LA PRECISAZIONE DEL PREFETTO
“Con riferimento all’intervista da me rilasciata e pubblicata da codesto giornale nella cronaca di Palermo, ritengo opportuno, per maggiore chiarezza, specificare quanto espresso in ordine al tema “Gesip”. Laddove ho detto che “con l’Amministrazione Cammarata la Gesip sembrava destinata a scomparire, atteso che non era stata inserita neppure quale voce di spesa nel bilancio….”, desidero precisare che tale dichiarazione non va connessa ad una scelta dell’Amministrazione Cammarata ma ad un preciso indirizzo stabilito dall’art.4 del D.L. n.138/2011 che aveva limitato, a partire dal 1° gennaio 2013, gli affidamenti in house di servizi pubblici a quelli il cui costo fosse inferiore ai 900.000 euro all’anno. Alla luce del semplice dato che il costo dei servizi affidati a Gesip ammontava a circa 90 milioni di euro all’anno, risulta possibile comprendere che la società doveva essere privatizzata.
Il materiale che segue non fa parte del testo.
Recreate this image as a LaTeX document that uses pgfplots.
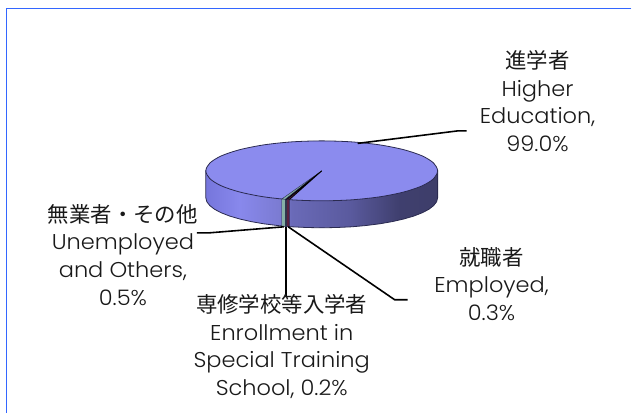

Sarebbe stato necessario, quindi, individuare un investitore disposto a mantenere in vita una società i cui costi del personale erano quelli sopraindicati. In considerazione di quanto sopra, l’Amministrazione Cammarata non poteva progettare di tenere in vita la Gesip come società comunale e poteva soltanto, come in effetti aveva fatto, ipotizzare un piano di riorganizzazione delle società comunali per il loro collocamento sul mercato. Ovviamente, in tale quadro, la situazione di Gesip era certamente la più drammatica, in quanto a differenza dell’Amia, dell’Amat e di altre società partecipate, Gesip non era affidataria di servizi particolarmente caratterizzati e sostenuti da specifiche entrate quali la Tarsu per l’Amia o le quote del fondo trasporti per l’Amat. Anche le iniziative intraprese dal Commissario Latella, che aveva tracciato un percorso volto a sfruttare le attività formative per il reimpiego dei dipendenti Gesip nelle altre società partecipate, avevano di mira la data del 1° gennaio 2013, allorquando le società partecipate dal Comune avrebbero dovuto essere messe sul mercato. La situazione sopra descritta è completamente cambiata a seguito della emanazione da parte della Corte Costituzionale della sentenza n.199 del 20 luglio 2012, che ha dichiarato l’incostituzionalità dell’art.4 del D.L. 138/2011. Su questa base l’attuale Amministrazione comunale ha potuto avviare il progetto di razionalizzazione delle partecipate che prevede il loro accorpamento in un consorzio di imprese, anche al fine di contenerne i costi”.